[MATERIAL]:
- - - - -
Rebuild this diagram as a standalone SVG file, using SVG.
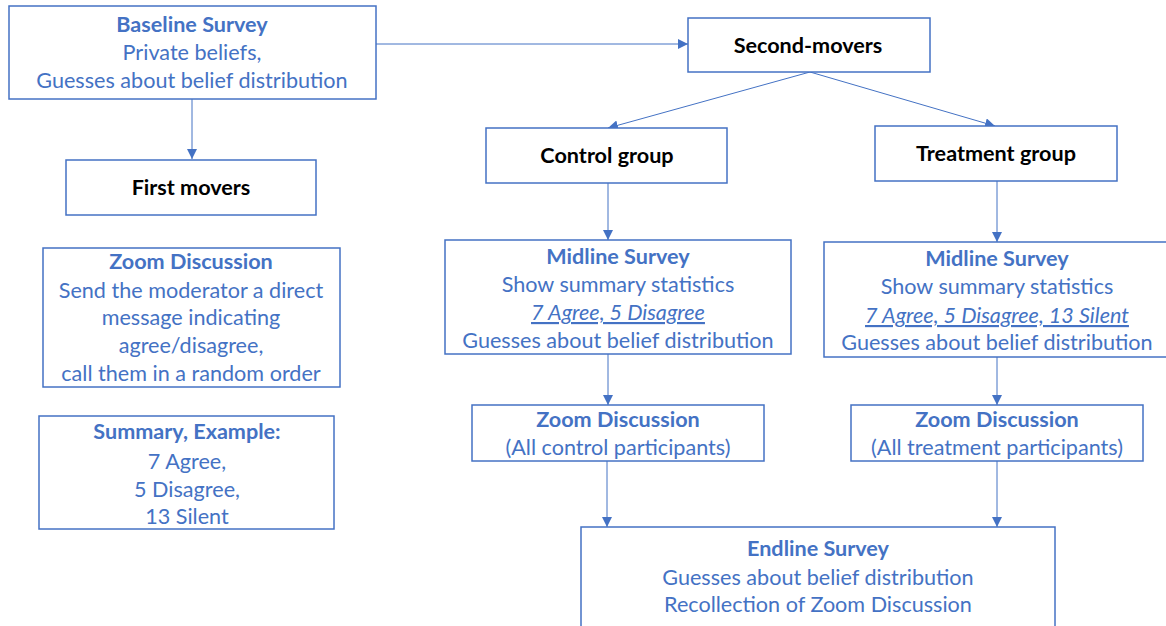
<svg xmlns="http://www.w3.org/2000/svg" width="1166" height="626" viewBox="0 0 1166 626">
<style>
.box{fill:#fff;stroke:#4472C4;stroke-width:1.5}
.t{font-family:Lato,"Liberation Sans",sans-serif;font-size:21.6px;fill:#4472C4;text-anchor:middle}
.b{font-weight:bold}
.k{fill:#000;font-weight:bold}
.u{font-style:italic;text-decoration:underline}
.c{stroke:#4472C4;stroke-width:1;fill:none;marker-end:url(#ah)}
</style>
<defs>
<marker id="ah" viewBox="0 0 10 10" refX="10" refY="5" markerWidth="10" markerHeight="10" markerUnits="userSpaceOnUse" orient="auto">
<path d="M0,0 L10,5 L0,10 z" fill="#4472C4"/>
</marker>
</defs>
<rect width="1166" height="626" fill="#fff"/>
<g id="connectors">
<line class="c" x1="376" y1="44" x2="688" y2="44"/>
<line class="c" x1="192" y1="99" x2="192" y2="159"/>
<line class="c" x1="810" y1="72" x2="608" y2="128"/>
<line class="c" x1="810" y1="72" x2="995" y2="126"/>
<line class="c" x1="608" y1="183" x2="608" y2="240"/>
<line class="c" x1="997" y1="181" x2="997" y2="242"/>
<line class="c" x1="608" y1="354" x2="608" y2="405"/>
<line class="c" x1="997" y1="357" x2="997" y2="405"/>
<line class="c" x1="607" y1="461" x2="607" y2="527"/>
<line class="c" x1="997" y1="461" x2="997" y2="527"/>
</g>
<g id="baseline">
<rect class="box" x="9" y="6" width="367" height="93"/>
<text class="t b" x="192" y="32">Baseline Survey</text>
<text class="t" x="192" y="60">Private beliefs,</text>
<text class="t" x="192" y="88">Guesses about belief distribution</text>
</g>
<g id="second-movers">
<rect class="box" x="688" y="18" width="242" height="54"/>
<text class="t k" x="808" y="53">Second-movers</text>
</g>
<g id="first-movers">
<rect class="box" x="66" y="160" width="250" height="55"/>
<text class="t k" x="191" y="195">First movers</text>
</g>
<g id="zoom-first">
<rect class="box" x="43" y="248" width="297" height="139"/>
<text class="t b" x="191" y="269">Zoom Discussion</text>
<text class="t" x="191" y="298">Send the moderator a direct</text>
<text class="t" x="191" y="325">message indicating</text>
<text class="t" x="191" y="353">agree/disagree,</text>
<text class="t" x="191" y="381">call them in a random order</text>
</g>
<g id="summary">
<rect class="box" x="39" y="416" width="295" height="113"/>
<text class="t b" x="187" y="439">Summary, Example:</text>
<text class="t" x="187" y="469">7 Agree,</text>
<text class="t" x="187" y="497">5 Disagree,</text>
<text class="t" x="187" y="524">13 Silent</text>
</g>
<g id="control">
<rect class="box" x="486" y="128" width="241" height="55"/>
<text class="t k" x="607" y="163">Control group</text>
</g>
<g id="treatment">
<rect class="box" x="875" y="126" width="242" height="55"/>
<text class="t k" x="996" y="161">Treatment group</text>
</g>
<g id="midline-control">
<rect class="box" x="445" y="240" width="346" height="114"/>
<text class="t b" x="618" y="264">Midline Survey</text>
<text class="t" x="618" y="292">Show summary statistics</text>
<text class="t u" x="618" y="320">7 Agree, 5 Disagree</text>
<text class="t" x="618" y="348">Guesses about belief distribution</text>
</g>
<g id="midline-treatment">
<rect class="box" x="824" y="242" width="345" height="115"/>
<text class="t b" x="997" y="266">Midline Survey</text>
<text class="t" x="997" y="294">Show summary statistics</text>
<text class="t u" x="997" y="323">7 Agree, 5 Disagree, 13 Silent</text>
<text class="t" x="997" y="350">Guesses about belief distribution</text>
</g>
<g id="zoom-control">
<rect class="box" x="472" y="405" width="292" height="56"/>
<text class="t b" x="618" y="427">Zoom Discussion</text>
<text class="t" x="618" y="455">(All control participants)</text>
</g>
<g id="zoom-treatment">
<rect class="box" x="851" y="405" width="292" height="56"/>
<text class="t b" x="997" y="427">Zoom Discussion</text>
<text class="t" x="997" y="455">(All treatment participants)</text>
</g>
<g id="endline">
<rect class="box" x="581" y="527" width="474" height="105"/>
<text class="t b" x="818" y="556">Endline Survey</text>
<text class="t" x="818" y="585">Guesses about belief distribution</text>
<text class="t" x="818" y="612">Recollection of Zoom Discussion</text>
</g>
</svg>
- - - - -
[INSTRUCTION]: Replicate the material above verbatim; images stay out of the copy.

[ANSWER TO THE PROBLEM]:
Rebuild this diagram as a standalone SVG file, using SVG.
<svg xmlns="http://www.w3.org/2000/svg" width="1166" height="626" viewBox="0 0 1166 626">
<style>
.box{fill:#fff;stroke:#4472C4;stroke-width:1.5}
.t{font-family:Lato,"Liberation Sans",sans-serif;font-size:21.6px;fill:#4472C4;text-anchor:middle}
.b{font-weight:bold}
.k{fill:#000;font-weight:bold}
.u{font-style:italic;text-decoration:underline}
.c{stroke:#4472C4;stroke-width:1;fill:none;marker-end:url(#ah)}
</style>
<defs>
<marker id="ah" viewBox="0 0 10 10" refX="10" refY="5" markerWidth="10" markerHeight="10" markerUnits="userSpaceOnUse" orient="auto">
<path d="M0,0 L10,5 L0,10 z" fill="#4472C4"/>
</marker>
</defs>
<rect width="1166" height="626" fill="#fff"/>
<g id="connectors">
<line class="c" x1="376" y1="44" x2="688" y2="44"/>
<line class="c" x1="192" y1="99" x2="192" y2="159"/>
<line class="c" x1="810" y1="72" x2="608" y2="128"/>
<line class="c" x1="810" y1="72" x2="995" y2="126"/>
<line class="c" x1="608" y1="183" x2="608" y2="240"/>
<line class="c" x1="997" y1="181" x2="997" y2="242"/>
<line class="c" x1="608" y1="354" x2="608" y2="405"/>
<line class="c" x1="997" y1="357" x2="997" y2="405"/>
<line class="c" x1="607" y1="461" x2="607" y2="527"/>
<line class="c" x1="997" y1="461" x2="997" y2="527"/>
</g>
<g id="baseline">
<rect class="box" x="9" y="6" width="367" height="93"/>
<text class="t b" x="192" y="32">Baseline Survey</text>
<text class="t" x="192" y="60">Private beliefs,</text>
<text class="t" x="192" y="88">Guesses about belief distribution</text>
</g>
<g id="second-movers">
<rect class="box" x="688" y="18" width="242" height="54"/>
<text class="t k" x="808" y="53">Second-movers</text>
</g>
<g id="first-movers">
<rect class="box" x="66" y="160" width="250" height="55"/>
<text class="t k" x="191" y="195">First movers</text>
</g>
<g id="zoom-first">
<rect class="box" x="43" y="248" width="297" height="139"/>
<text class="t b" x="191" y="269">Zoom Discussion</text>
<text class="t" x="191" y="298">Send the moderator a direct</text>
<text class="t" x="191" y="325">message indicating</text>
<text class="t" x="191" y="353">agree/disagree,</text>
<text class="t" x="191" y="381">call them in a random order</text>
</g>
<g id="summary">
<rect class="box" x="39" y="416" width="295" height="113"/>
<text class="t b" x="187" y="439">Summary, Example:</text>
<text class="t" x="187" y="469">7 Agree,</text>
<text class="t" x="187" y="497">5 Disagree,</text>
<text class="t" x="187" y="524">13 Silent</text>
</g>
<g id="control">
<rect class="box" x="486" y="128" width="241" height="55"/>
<text class="t k" x="607" y="163">Control group</text>
</g>
<g id="treatment">
<rect class="box" x="875" y="126" width="242" height="55"/>
<text class="t k" x="996" y="161">Treatment group</text>
</g>
<g id="midline-control">
<rect class="box" x="445" y="240" width="346" height="114"/>
<text class="t b" x="618" y="264">Midline Survey</text>
<text class="t" x="618" y="292">Show summary statistics</text>
<text class="t u" x="618" y="320">7 Agree, 5 Disagree</text>
<text class="t" x="618" y="348">Guesses about belief distribution</text>
</g>
<g id="midline-treatment">
<rect class="box" x="824" y="242" width="345" height="115"/>
<text class="t b" x="997" y="266">Midline Survey</text>
<text class="t" x="997" y="294">Show summary statistics</text>
<text class="t u" x="997" y="323">7 Agree, 5 Disagree, 13 Silent</text>
<text class="t" x="997" y="350">Guesses about belief distribution</text>
</g>
<g id="zoom-control">
<rect class="box" x="472" y="405" width="292" height="56"/>
<text class="t b" x="618" y="427">Zoom Discussion</text>
<text class="t" x="618" y="455">(All control participants)</text>
</g>
<g id="zoom-treatment">
<rect class="box" x="851" y="405" width="292" height="56"/>
<text class="t b" x="997" y="427">Zoom Discussion</text>
<text class="t" x="997" y="455">(All treatment participants)</text>
</g>
<g id="endline">
<rect class="box" x="581" y="527" width="474" height="105"/>
<text class="t b" x="818" y="556">Endline Survey</text>
<text class="t" x="818" y="585">Guesses about belief distribution</text>
<text class="t" x="818" y="612">Recollection of Zoom Discussion</text>
</g>
</svg>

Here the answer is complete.